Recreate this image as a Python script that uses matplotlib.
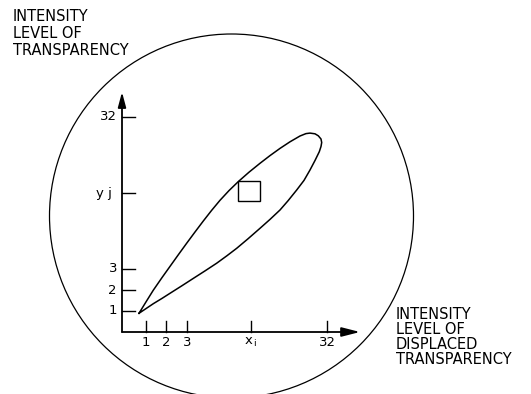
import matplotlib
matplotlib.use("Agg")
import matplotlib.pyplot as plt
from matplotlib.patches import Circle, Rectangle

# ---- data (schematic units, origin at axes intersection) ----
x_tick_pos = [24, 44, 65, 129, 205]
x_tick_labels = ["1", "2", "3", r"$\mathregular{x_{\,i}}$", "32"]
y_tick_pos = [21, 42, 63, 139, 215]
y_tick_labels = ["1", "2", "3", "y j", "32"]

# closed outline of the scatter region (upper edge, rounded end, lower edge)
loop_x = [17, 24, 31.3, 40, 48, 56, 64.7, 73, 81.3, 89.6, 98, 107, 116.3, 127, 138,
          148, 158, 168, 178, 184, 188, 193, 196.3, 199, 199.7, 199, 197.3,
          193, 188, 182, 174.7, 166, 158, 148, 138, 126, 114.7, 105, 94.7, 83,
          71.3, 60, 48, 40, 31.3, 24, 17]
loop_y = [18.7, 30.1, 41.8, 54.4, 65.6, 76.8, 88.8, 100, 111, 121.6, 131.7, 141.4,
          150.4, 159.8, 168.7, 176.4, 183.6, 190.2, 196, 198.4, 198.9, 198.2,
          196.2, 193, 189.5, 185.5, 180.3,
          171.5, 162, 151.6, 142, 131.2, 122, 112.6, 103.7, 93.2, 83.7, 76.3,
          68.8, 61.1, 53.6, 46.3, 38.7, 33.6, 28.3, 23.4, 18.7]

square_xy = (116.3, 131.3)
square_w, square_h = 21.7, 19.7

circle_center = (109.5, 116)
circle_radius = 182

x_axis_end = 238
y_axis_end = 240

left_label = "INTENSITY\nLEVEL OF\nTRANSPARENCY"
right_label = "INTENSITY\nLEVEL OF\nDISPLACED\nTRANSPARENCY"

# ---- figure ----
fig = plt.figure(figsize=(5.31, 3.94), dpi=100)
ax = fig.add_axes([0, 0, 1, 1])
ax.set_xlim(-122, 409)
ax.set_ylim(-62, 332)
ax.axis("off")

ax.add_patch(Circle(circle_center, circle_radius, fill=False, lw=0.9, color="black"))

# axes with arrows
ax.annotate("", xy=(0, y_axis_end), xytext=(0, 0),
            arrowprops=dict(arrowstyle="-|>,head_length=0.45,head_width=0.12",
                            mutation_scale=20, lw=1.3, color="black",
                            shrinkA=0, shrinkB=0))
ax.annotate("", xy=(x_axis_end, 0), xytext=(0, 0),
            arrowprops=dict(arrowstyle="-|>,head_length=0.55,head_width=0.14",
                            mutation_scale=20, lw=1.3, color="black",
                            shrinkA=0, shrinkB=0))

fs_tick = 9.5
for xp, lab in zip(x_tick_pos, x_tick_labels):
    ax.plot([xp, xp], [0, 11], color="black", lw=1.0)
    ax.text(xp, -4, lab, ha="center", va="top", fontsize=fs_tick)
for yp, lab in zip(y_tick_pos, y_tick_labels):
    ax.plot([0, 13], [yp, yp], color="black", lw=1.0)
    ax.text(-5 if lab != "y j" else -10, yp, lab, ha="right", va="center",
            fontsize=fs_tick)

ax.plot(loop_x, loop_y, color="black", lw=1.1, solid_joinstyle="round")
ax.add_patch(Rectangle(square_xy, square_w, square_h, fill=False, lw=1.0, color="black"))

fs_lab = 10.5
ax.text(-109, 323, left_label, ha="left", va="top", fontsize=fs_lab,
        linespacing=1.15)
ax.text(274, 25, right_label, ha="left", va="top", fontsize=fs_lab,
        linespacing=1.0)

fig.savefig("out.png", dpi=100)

..............................

### TASK DESCRIPTION
Repeat, exactly and in full, each line from the start of the data to the line that contains "square_w, square_h = 21.7, 19.7". Pictures do not go in.

### ANSWER IN FULL
Recreate this image as a Python script that uses matplotlib.
import matplotlib
matplotlib.use("Agg")
import matplotlib.pyplot as plt
from matplotlib.patches import Circle, Rectangle

# ---- data (schematic units, origin at axes intersection) ----
x_tick_pos = [24, 44, 65, 129, 205]
x_tick_labels = ["1", "2", "3", r"$\mathregular{x_{\,i}}$", "32"]
y_tick_pos = [21, 42, 63, 139, 215]
y_tick_labels = ["1", "2", "3", "y j", "32"]

# closed outline of the scatter region (upper edge, rounded end, lower edge)
loop_x = [17, 24, 31.3, 40, 48, 56, 64.7, 73, 81.3, 89.6, 98, 107, 116.3, 127, 138,
          148, 158, 168, 178, 184, 188, 193, 196.3, 199, 199.7, 199, 197.3,
          193, 188, 182, 174.7, 166, 158, 148, 138, 126, 114.7, 105, 94.7, 83,
          71.3, 60, 48, 40, 31.3, 24, 17]
loop_y = [18.7, 30.1, 41.8, 54.4, 65.6, 76.8, 88.8, 100, 111, 121.6, 131.7, 141.4,
          150.4, 159.8, 168.7, 176.4, 183.6, 190.2, 196, 198.4, 198.9, 198.2,
          196.2, 193, 189.5, 185.5, 180.3,
          171.5, 162, 151.6, 142, 131.2, 122, 112.6, 103.7, 93.2, 83.7, 76.3,
          68.8, 61.1, 53.6, 46.3, 38.7, 33.6, 28.3, 23.4, 18.7]

square_xy = (116.3, 131.3)
square_w, square_h = 21.7, 19.7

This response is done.